(Bloomberg) -- Bonds in Latin America’s largest petrochemical company Braskem SA are getting hammered as the collapse of a salt mine it operated in northeastern Brazil sinks parts of a city of one million people into the sands.
The company was notified on Nov. 30 of a 1 billion reais ($205 million) civil lawsuit for potential damages in Maceio, Alagoas state, as entire neighborhoods collapse into the cluster of mines built deep under the city. And that could be just the beginning of the charges.
Days after the lawsuit was announced, one section of the town that is wedged between the sea and a lake was sinking as much as 5 centimeters (2 inches) an hour, according to a statement by the Civil Defense. The movement and the threat of sinkholes appearing at any time forced Maceio to call a state of emergency and order the evacuation of thousands of people, many of whom sought shelter in empty schools. Others simply refused to leave their homes.
“None of the potential outcomes seem positive for the company in the near-term,” said Filipe Botelho, a senior credit analyst at Lucror Analytics. For bondholders, “it’s just not the time to pile-on risk.”
Braskem bonds are the worst performers among Latin America corporate debt over the past week, extending losses Wednesday, according to a Bloomberg index.

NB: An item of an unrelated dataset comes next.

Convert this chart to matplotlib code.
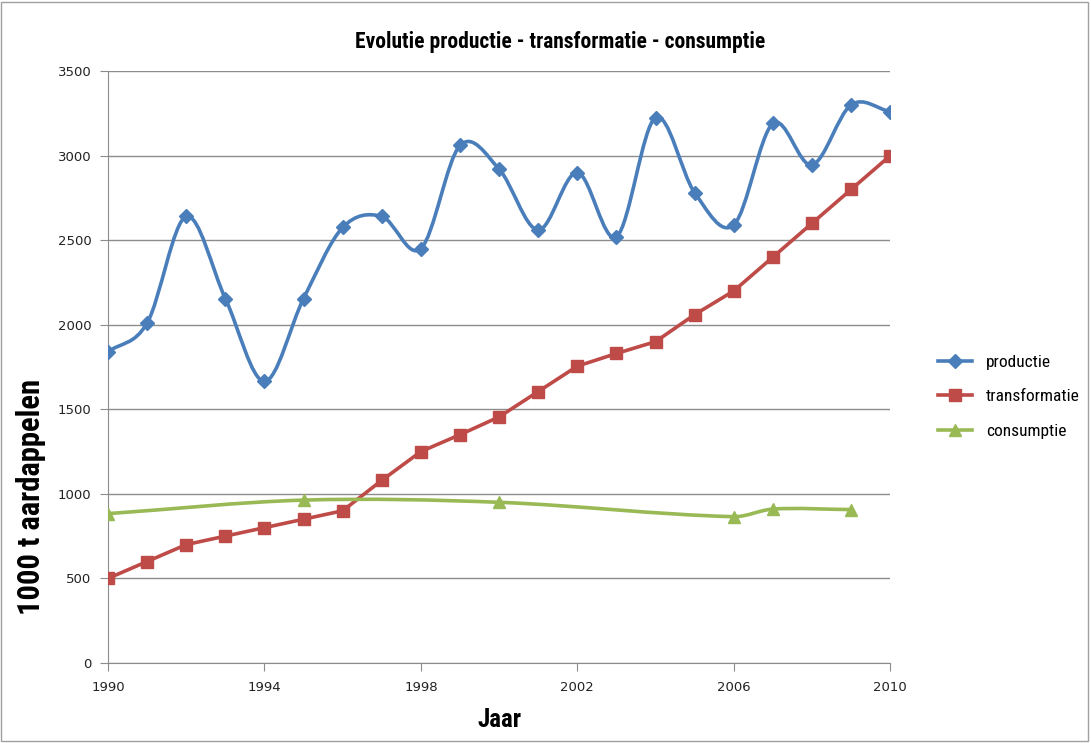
import numpy as np
import matplotlib.pyplot as plt
from matplotlib.path import Path
from matplotlib.patches import PathPatch, Rectangle
from matplotlib.lines import Line2D

years = list(range(1990, 2011))
productie = [1840, 2010, 2640, 2155, 1665, 2155, 2575, 2640, 2450, 3060,
             2920, 2560, 2900, 2520, 3225, 2780, 2590, 3190, 2945, 3300, 3260]
transformatie = [500, 600, 700, 750, 800, 850, 900, 1080, 1250, 1350,
                 1455, 1605, 1755, 1830, 1900, 2060, 2200, 2400, 2600, 2800, 3000]
cons_years = [1990, 1995, 2000, 2006, 2007, 2009]
consumptie = [883, 963, 950, 865, 910, 907]

BLUE = '#4A7EBB'
RED = '#BE4B48'
GREEN = '#98B954'
GRID = '#8C8C8C'
NARROW = ['Roboto Condensed', 'Liberation Sans Narrow', 'DejaVu Sans']
plt.rcParams['font.family'] = NARROW
plt.rcParams['font.stretch'] = 'condensed'


def smooth_path(xs, ys):
    # cubic hermite through the points (Excel-like smoothed line)
    x = np.asarray(xs, float)
    y = np.asarray(ys, float)
    n = len(x)
    m = np.zeros(n)
    for i in range(n):
        a = max(i - 1, 0)
        b = min(i + 1, n - 1)
        m[i] = (y[b] - y[a]) / (x[b] - x[a])
    verts = [(x[0], y[0])]
    codes = [Path.MOVETO]
    for i in range(n - 1):
        h = (x[i + 1] - x[i]) / 3
        verts += [(x[i] + h, y[i] + m[i] * h),
                  (x[i + 1] - h, y[i + 1] - m[i + 1] * h),
                  (x[i + 1], y[i + 1])]
        codes += [Path.CURVE4] * 3
    return Path(verts, codes)


fig = plt.figure(figsize=(10.91, 7.43), dpi=100)
ax = fig.add_axes([0.099, 0.1077, 0.717, 0.7967])

series = [
    (years, productie, BLUE, 'D', 7, 'productie', True),
    (years, transformatie, RED, 's', 8, 'transformatie', False),
    (cons_years, consumptie, GREEN, '^', 8.5, 'consumptie', True),
]
handles = []
for xs, ys, col, mk, ms, lab, smooth in series:
    if smooth:
        ax.add_patch(PathPatch(smooth_path(xs, ys), fill=False,
                               edgecolor=col, lw=2.6, capstyle='round',
                               joinstyle='round', zorder=3))
    else:
        ax.plot(xs, ys, color=col, lw=2.6, zorder=3)
    ax.plot(xs, ys, linestyle='none', marker=mk, ms=ms, color=col, zorder=4)
    handles.append(Line2D([], [], color=col, lw=2.6, marker=mk, ms=ms, label=lab))

ax.set_xlim(1990, 2010)
ax.set_ylim(0, 3500)
ax.set_xticks(range(1990, 2011, 4))
ax.set_yticks(range(0, 3501, 500))
ax.grid(axis='y', color=GRID, lw=1)
ax.set_axisbelow(True)
for s in ['top', 'right']:
    ax.spines[s].set_visible(False)
for s in ['left', 'bottom']:
    ax.spines[s].set_color(GRID)
ax.tick_params(axis='both', direction='out', length=6, color=GRID,
               labelsize=9.5)
ax.tick_params(axis='x', pad=7)
ax.tick_params(axis='y', pad=6)
for lbl in ax.get_xticklabels() + ax.get_yticklabels():
    lbl.set_family('DejaVu Sans')
    lbl.set_stretch('normal')
    lbl.set_color('#222222')

fig.text(0.513, 0.943, 'Evolutie productie - transformatie - consumptie',
         fontsize=15.5, fontweight='bold', ha='center', va='center')
ax.set_xlabel('Jaar', fontsize=18, fontweight='bold', labelpad=10)
ax.set_ylabel('1000 t aardappelen', fontsize=22, fontweight='bold')
ax.yaxis.set_label_coords(-0.079, 0.28)

fig.legend(handles=handles, loc='center left', bbox_to_anchor=(0.845, 0.466),
           frameon=False, prop={'size': 12.5},
           handlelength=2.0, labelspacing=1.1)

fig.add_artist(Rectangle((0.001, 0.003), 0.996, 0.994, transform=fig.transFigure,
                         fill=False, edgecolor='#A0A0A0', lw=1))

plt.savefig('out.png')
plt.close()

“We can’t see investors wanting to come in and buy bonds before the dust settles,” said Botelho, who cut his recommendation on the bonds to hold from buy on Friday. “A lot of people are spooked, so there should be pressure to sell until the situation improves.”
Preferred shares fell 12% last week, their biggest such drop since June 2022, and have continued to slide. Brazil’s sole stock operator B3 on Tuesday excluded the shares from its Corporate Sustainability Index, effective Dec. 8.
Last week’s lawsuit not only threatens Braskem’s balance sheet but could also derail plans by troubled industrial conglomerate Novonor SA to sell its 38.3% stake in the petrochemicals producer to Abu Dhabi National Oil Co., known as Adnoc.
Adnoc is offering $2.1 billion, or 37.29 reais a share, to buy most of the stake held by Novonor, according to a statement in early November. The stock leaped as much as 23% on the announcement, but has since given up most of those gains.
Read more: Adnoc’s $2.1 Billion Braskem Offer Highlights Chemicals Push
Novonor and some of its bank creditors are not satisfied with Adnoc’s new proposal and are trying to encourage bids from companies such as Unipar Carbocloro SA and J&F Investimentos SA, which had made offers earlier this year, people familiar with the matter said, asking not to be identified because the discussions are private. Novonor declined to comment.
The disaster in Maceio will only make it harder to get a better price, a disappointment to investors who were hoping the sale would be a catalyst for stocks and bonds.
The rock salt mine now at risk of collapsing has been inactive since 2019, when Braskem shut 35 of its shafts.
The company had been mining in Maceio for five decades and the first cracks appeared in 2018. Since then, the petrochemical company has committed to paying 14 billion reais in compensation and relocation costs.
Last week’s civil action prompted Fitch Ratings to issue a statement saying the potential mine collapse could materially impact Braskem’s cash flows and pressure its rating. The company is one of only five Brazilian firms to be rated investment grade, according to data compiled by Bloomberg.
“The company doesn’t have any cushion to deal with new claims,” Fitch analyst Marcelo Pappiani said in an interview.
His forecast considers a total payment of approximately 7.5 billion reais in disbursements related to the Alagoas crisis until 2025. Fitch’s base case doesn’t account for any additional payments over this amount.
“Having to pay any more claims than they had accounted for would turn cash flows negative for 2024, and that level wouldn’t be in line with investment grade,” Pappiani said.
It all comes on top of a difficult year for the cyclical and volatile global petrochemical industry, which is facing a prolonged downturn after producers expanded capacity.
Moody’s, the only ratings firm that does not rate Braskem investment grade, said the risks associated with the Alagoas crisis and a worsening cash burn could be triggers for a downgrade.
On Tuesday, Braskem announced it was canceling its corporate credit rating issued by Moody’s, citing cost-cutting measures. In a statement to Bloomberg News, Moody’s said it will continue to cover the credit through an “unsolicited” rating.
Moody’s had projected that Braskem will burn cash in 2023 and break even in 2024, said senior analyst Carolina Chimenti, without providing any additional details.
“While 1 billion reais on a standalone basis might not seem material when you look at Braskem’s cash position, if you put this in the context of cash burn, it is,” said Chimenti.
--With assistance from Cristiane Lucchesi and Ezra Fieser.